Music Reviews: Julien Baker

Julien Baker
"Little Oblivions" (Matador)
Julien Baker "Little Oblivions" (Matador)

Julien Baker commands attention on stage with just the sound of her voice and guitar. She's expert at holding audiences rapt with unadorned, emotionally fraught songs that turn noisy concert halls into hushed, hallowed spaces.

In some ways, "Little Oblivions," the 25-year-old Memphis songwriter's third album, which is self-produced, feels like a departure from that approach.

The arrangements are fleshed out, with a grand, full-band sound she created playing most instruments herself. Her engineer, Calvin Lauber, also chipped in, and Phoebe Bridgers and Lucy Dacus, Baker's bandmates in indie supergroup boygenius, contribute backup vocals.

But while the bigger sound offers Baker a barrier she could hide behind, she has no interest in shielding herself. The opening of the first song, "Hardline," makes plain there's extraordinary confessional music ahead in which the singer will not be going easy on herself for choices she's made.

"Blacked out on a weekday; is there something that I'm trying to avoid?" she sings, as the music swells. "Start asking for forgiveness in advance for all the future things I will destroy."

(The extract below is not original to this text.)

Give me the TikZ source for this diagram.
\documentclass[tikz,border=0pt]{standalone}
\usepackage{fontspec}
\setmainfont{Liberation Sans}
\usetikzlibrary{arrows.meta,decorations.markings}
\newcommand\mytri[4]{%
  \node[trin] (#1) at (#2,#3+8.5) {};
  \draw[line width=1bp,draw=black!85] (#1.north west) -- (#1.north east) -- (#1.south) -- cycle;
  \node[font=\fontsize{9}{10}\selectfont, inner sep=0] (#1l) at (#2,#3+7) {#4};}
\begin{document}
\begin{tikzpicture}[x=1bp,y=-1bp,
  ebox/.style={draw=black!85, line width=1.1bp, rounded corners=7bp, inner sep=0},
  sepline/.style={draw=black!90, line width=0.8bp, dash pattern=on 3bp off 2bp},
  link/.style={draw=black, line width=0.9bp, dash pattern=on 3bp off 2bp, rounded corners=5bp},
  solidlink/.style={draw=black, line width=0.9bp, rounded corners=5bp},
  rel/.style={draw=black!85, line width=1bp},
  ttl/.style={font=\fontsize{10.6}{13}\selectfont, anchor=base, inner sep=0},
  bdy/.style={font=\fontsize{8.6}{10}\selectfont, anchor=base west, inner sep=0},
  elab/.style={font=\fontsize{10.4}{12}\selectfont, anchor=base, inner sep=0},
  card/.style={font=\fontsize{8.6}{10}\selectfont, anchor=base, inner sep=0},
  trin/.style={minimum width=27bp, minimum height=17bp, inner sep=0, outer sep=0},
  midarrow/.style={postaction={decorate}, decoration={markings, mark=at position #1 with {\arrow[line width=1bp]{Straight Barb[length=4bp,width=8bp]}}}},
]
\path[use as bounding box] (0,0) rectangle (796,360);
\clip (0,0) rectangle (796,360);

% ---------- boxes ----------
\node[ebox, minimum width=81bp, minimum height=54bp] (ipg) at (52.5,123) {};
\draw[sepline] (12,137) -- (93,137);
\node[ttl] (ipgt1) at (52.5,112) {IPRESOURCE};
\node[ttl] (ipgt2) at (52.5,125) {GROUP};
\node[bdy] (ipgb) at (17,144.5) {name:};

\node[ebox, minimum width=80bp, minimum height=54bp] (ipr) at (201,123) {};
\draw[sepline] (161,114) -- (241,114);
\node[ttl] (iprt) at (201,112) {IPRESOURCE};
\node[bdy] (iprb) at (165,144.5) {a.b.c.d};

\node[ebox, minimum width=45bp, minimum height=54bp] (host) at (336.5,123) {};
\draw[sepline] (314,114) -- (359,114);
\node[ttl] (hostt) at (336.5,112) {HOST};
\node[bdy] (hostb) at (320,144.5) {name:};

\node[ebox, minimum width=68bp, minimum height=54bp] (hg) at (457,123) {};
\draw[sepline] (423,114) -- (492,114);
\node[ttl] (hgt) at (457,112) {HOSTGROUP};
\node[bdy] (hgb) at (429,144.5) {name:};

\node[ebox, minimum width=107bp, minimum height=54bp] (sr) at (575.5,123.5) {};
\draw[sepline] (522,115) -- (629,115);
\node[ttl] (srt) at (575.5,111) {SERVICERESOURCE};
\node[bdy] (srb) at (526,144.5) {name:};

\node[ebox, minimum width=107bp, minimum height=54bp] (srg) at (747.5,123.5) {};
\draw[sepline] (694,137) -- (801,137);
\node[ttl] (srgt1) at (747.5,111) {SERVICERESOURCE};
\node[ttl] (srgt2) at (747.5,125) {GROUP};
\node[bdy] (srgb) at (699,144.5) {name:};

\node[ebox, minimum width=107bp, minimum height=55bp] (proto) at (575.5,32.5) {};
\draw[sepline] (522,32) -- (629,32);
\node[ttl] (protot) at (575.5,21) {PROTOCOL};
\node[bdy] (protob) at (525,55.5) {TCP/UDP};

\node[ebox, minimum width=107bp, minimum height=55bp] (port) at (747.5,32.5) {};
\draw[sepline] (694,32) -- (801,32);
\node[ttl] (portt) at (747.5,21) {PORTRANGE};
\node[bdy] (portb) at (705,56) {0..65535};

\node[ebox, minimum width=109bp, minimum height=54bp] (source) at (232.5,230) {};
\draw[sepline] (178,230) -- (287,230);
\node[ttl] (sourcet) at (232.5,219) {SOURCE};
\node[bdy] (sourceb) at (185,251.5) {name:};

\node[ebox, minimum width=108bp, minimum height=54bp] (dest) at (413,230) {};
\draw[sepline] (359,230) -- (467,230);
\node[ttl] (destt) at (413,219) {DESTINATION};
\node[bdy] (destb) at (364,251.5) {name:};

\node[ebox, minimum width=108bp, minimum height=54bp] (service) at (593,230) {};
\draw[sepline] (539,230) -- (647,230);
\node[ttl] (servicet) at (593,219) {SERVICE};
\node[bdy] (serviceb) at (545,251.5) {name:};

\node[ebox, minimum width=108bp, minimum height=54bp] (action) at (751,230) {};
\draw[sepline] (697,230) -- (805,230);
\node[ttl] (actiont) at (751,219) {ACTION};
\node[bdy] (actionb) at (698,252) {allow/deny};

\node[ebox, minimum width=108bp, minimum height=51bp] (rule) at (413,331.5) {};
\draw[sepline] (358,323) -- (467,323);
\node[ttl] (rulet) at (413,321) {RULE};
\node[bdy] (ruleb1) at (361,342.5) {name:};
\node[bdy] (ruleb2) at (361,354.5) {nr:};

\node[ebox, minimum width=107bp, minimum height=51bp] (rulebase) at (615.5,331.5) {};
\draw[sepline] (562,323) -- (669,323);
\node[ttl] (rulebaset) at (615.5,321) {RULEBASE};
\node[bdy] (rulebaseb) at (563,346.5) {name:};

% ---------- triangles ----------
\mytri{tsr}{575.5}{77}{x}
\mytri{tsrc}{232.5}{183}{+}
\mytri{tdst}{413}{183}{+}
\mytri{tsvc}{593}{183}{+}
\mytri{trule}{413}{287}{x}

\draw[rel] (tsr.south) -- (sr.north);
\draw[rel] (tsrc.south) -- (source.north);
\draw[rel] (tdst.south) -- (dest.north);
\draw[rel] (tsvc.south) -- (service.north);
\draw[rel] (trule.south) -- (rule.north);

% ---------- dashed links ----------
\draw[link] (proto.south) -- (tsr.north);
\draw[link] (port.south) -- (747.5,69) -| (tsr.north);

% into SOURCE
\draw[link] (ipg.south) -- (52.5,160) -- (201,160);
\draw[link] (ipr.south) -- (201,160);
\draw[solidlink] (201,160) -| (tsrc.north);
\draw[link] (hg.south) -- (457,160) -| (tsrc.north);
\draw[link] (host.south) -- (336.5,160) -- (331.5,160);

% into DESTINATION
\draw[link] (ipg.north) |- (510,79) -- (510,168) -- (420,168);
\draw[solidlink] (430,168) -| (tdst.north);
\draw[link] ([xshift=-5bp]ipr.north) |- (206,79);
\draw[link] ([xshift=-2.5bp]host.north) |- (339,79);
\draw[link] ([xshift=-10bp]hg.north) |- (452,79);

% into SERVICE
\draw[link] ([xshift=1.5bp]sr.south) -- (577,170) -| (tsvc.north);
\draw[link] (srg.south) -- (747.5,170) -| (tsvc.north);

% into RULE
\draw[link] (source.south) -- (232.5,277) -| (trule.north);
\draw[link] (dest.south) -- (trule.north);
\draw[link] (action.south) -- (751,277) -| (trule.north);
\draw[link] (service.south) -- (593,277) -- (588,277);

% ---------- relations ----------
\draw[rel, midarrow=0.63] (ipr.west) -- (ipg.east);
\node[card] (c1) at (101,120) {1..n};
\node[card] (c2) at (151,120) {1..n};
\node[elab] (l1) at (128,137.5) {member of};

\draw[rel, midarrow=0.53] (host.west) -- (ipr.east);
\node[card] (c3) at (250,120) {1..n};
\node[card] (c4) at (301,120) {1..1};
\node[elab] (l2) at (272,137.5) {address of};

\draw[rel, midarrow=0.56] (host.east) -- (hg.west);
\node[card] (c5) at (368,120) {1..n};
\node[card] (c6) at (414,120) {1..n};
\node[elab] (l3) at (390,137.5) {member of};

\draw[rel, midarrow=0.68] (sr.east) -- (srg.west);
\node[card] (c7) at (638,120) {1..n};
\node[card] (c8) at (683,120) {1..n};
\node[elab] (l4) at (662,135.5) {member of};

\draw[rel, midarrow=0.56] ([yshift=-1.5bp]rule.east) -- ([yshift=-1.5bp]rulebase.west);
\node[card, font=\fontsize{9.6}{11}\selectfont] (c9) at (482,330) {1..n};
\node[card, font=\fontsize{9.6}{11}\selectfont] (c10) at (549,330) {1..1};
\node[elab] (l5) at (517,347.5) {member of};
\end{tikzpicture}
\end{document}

"Little Oblivions" explores themes of addiction, its consequences, and recovery. But Baker doesn't do easy moralizing here. Both life and the music - which draws on Baker's experience in punk bands - get messy. "Bloodshot" and "Relative Fiction" achieve a rare beauty. The songs are all the more harrowing because they confront demons once thought safely locked away.